Before the bell: Verisure delivers growth and profit
Pukkelpop moves to Wall Street. Belgium and France could learn a thing or two from WDP.
The AI rally seems to have no end in sight, led once again by U.S. chipmakers AMD (+11.4%) and its big brother Nvidia (+2.2%). That pushed the Nasdaq (+1.2%) and S&P 500 (+0.6%) to new record highs. European markets also enjoyed another day of gains. Home-security specialist Verisure surged 9.6% on its first trading day in Stockholm — an interesting growth stock to watch. The Bel20 rose 0.6%, driven by Aperam (+6.2%) and Umicore (+5.5%). The stainless steel producer benefited from the EU’s newly erected tariff wall on imported steel, which also lifted ArcelorMittal (+6.6%). Umicore created its own luck: the materials group took advantage of the high gold price to monetize its gold inventory, generating around 410 million euro in net proceeds. That gold serves as working capital, but at these high prices, Umicore prefers to lease the metal rather than hold it.

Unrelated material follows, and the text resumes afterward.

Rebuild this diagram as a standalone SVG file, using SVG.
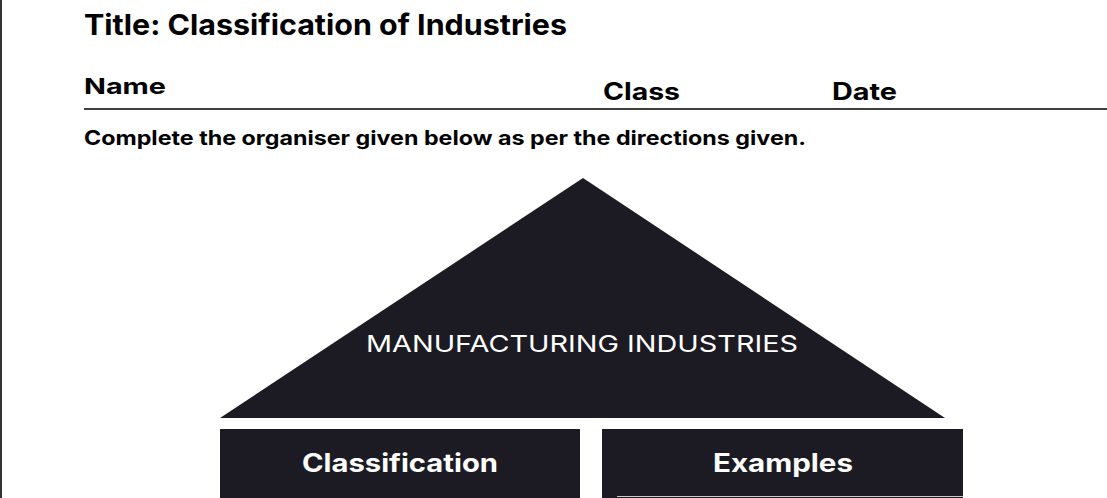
<svg xmlns="http://www.w3.org/2000/svg" width="1107" height="498" viewBox="0 0 1107 498">
<style>
.h{font-family:Inter,"Liberation Sans",sans-serif;font-weight:700;fill:#000}
.dark{fill:#1c1b23}
.w{font-family:Inter,"Liberation Sans",sans-serif;fill:#fff}
</style>
<rect width="1107" height="498" fill="#fff"/>
<line x1="1" y1="0" x2="1" y2="498" stroke="#333" stroke-width="2"/>
<g id="header">
<text class="h" x="84" y="35" font-size="29" textLength="483" lengthAdjust="spacingAndGlyphs">Title: Classification of Industries</text>
<text class="h" x="84" y="94" font-size="22" textLength="82" lengthAdjust="spacingAndGlyphs">Name</text>
<text class="h" x="603" y="100" font-size="24" textLength="77" lengthAdjust="spacingAndGlyphs">Class</text>
<text class="h" x="832" y="100" font-size="24" textLength="65" lengthAdjust="spacingAndGlyphs">Date</text>
<line x1="84" y1="109" x2="1107" y2="109" stroke="#000" stroke-width="1.5"/>
<text class="h" x="84" y="145" font-size="20" textLength="722" lengthAdjust="spacingAndGlyphs">Complete the organiser given below as per the directions given.</text>
</g>
<g id="triangle">
<polygon class="dark" points="583,178 945,418 220,418"/>
<text class="w" x="366" y="352" font-size="23" textLength="432" lengthAdjust="spacingAndGlyphs">MANUFACTURING INDUSTRIES</text>
</g>
<g id="classification">
<rect class="dark" x="220" y="429" width="360" height="69"/>
<text class="w" x="302" y="472" font-size="25" font-weight="700" textLength="196" lengthAdjust="spacingAndGlyphs">Classification</text>
</g>
<g id="examples">
<rect class="dark" x="602" y="429" width="361" height="69"/>
<text class="w" x="713" y="472" font-size="25" font-weight="700" textLength="140" lengthAdjust="spacingAndGlyphs">Examples</text>
<line x1="617" y1="496.5" x2="963" y2="496.5" stroke="#ccc" stroke-width="1"/>
</g>
<g id="connectors"/>
</svg>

After a week-long holiday, Chinese mainland markets reopened with gains of more than 1%. Tokyo also rallied strongly (+1.8%). Before Wall Street opens, PepsiCo will release quarterly results. Later today, we’ll hear from Jerome Powell. With parts of the U.S. government shut down, few economic statistics are being published.
Better WDP (and Montea, of course) than Belgium
Logistics real estate specialist WDP (-1%) easily raised 500 million euro through a green bond with a 5.25-year maturity and a 3.175% coupon. Investor demand was 3.5 times oversubscribed. WDP recently received a rating upgrade from Moody’s. For Belgian REITs (GVV’s), it’s crucial to refinance loans from the ultra-low interest era at only moderately higher rates — to safeguard long-term profit and dividend growth. Continuous debt management is therefore a core part of their business model. Governments like France and Belgium could learn a lesson from these REITs. France is up against a debt wall, and Belgium faces a potential credit rating downgrade on Friday. Judging by the political backlash to the idea of an index jump, most parties — including MR — still fail to grasp the seriousness of the situation. If Belgium were a stock, we wouldn’t buy it.

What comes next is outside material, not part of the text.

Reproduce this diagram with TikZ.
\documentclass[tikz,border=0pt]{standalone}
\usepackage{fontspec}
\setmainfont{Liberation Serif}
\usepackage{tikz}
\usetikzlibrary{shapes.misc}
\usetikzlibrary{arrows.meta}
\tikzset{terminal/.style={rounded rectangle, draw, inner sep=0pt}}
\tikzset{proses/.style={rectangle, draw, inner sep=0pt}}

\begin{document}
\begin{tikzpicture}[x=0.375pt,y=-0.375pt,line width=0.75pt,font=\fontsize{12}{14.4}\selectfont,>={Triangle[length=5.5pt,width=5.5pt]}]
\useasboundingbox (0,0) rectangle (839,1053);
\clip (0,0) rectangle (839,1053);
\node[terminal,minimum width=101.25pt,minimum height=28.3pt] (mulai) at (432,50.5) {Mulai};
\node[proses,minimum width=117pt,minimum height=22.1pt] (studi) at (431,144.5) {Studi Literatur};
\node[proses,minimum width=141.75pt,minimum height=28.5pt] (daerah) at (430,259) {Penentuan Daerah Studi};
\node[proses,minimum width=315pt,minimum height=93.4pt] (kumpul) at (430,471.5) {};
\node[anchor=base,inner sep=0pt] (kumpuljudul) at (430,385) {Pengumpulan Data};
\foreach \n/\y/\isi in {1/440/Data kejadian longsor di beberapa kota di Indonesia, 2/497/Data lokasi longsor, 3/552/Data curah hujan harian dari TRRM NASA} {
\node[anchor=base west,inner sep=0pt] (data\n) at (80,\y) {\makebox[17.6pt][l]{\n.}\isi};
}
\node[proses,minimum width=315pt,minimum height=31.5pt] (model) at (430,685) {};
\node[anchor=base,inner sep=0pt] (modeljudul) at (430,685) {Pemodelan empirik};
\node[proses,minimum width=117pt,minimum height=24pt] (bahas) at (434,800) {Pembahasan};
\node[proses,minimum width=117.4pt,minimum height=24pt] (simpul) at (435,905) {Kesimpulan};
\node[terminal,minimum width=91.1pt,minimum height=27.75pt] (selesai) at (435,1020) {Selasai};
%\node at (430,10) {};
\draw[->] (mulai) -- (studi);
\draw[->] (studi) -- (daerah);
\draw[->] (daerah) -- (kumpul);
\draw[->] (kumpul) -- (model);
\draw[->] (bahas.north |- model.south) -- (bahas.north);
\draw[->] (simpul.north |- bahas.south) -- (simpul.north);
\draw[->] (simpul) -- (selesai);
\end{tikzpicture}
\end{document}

Pukkelpop goes public — on Wall Street
After Torhout-Werchter, Dour, and several other Belgian festivals, Pukkelpop is now part of the portfolio of U.S.-listed Live Nation Entertainment (-3.5%). Last year, Pukkelpop generated 38 million euro in revenue and 2.4 million euro in net profit. Live Nation’s Belgian division reports more than 140 million euro in annual revenue and around 10 million euro in net profit — negligible compared with the group’s expected 25.9 billion dollar turnover (+12%) and 1.4 billion dollar operating profit (+72%) this year. Visitors to Pinkpop should brace for higher ticket prices. CEO Michael Rapino believes concert tickets are too cheap compared to major U.S. sporting events. Investors seem to agree — they’re paying 50 times earnings for the stock.
Did you know…
In the first quarter of this year, European investors withdrew the equivalent of 7.3 billion dollar from sustainable funds. In the second quarter, they overcame their fear of Trump’s anti-ESG agenda and put 8.3 billion back in.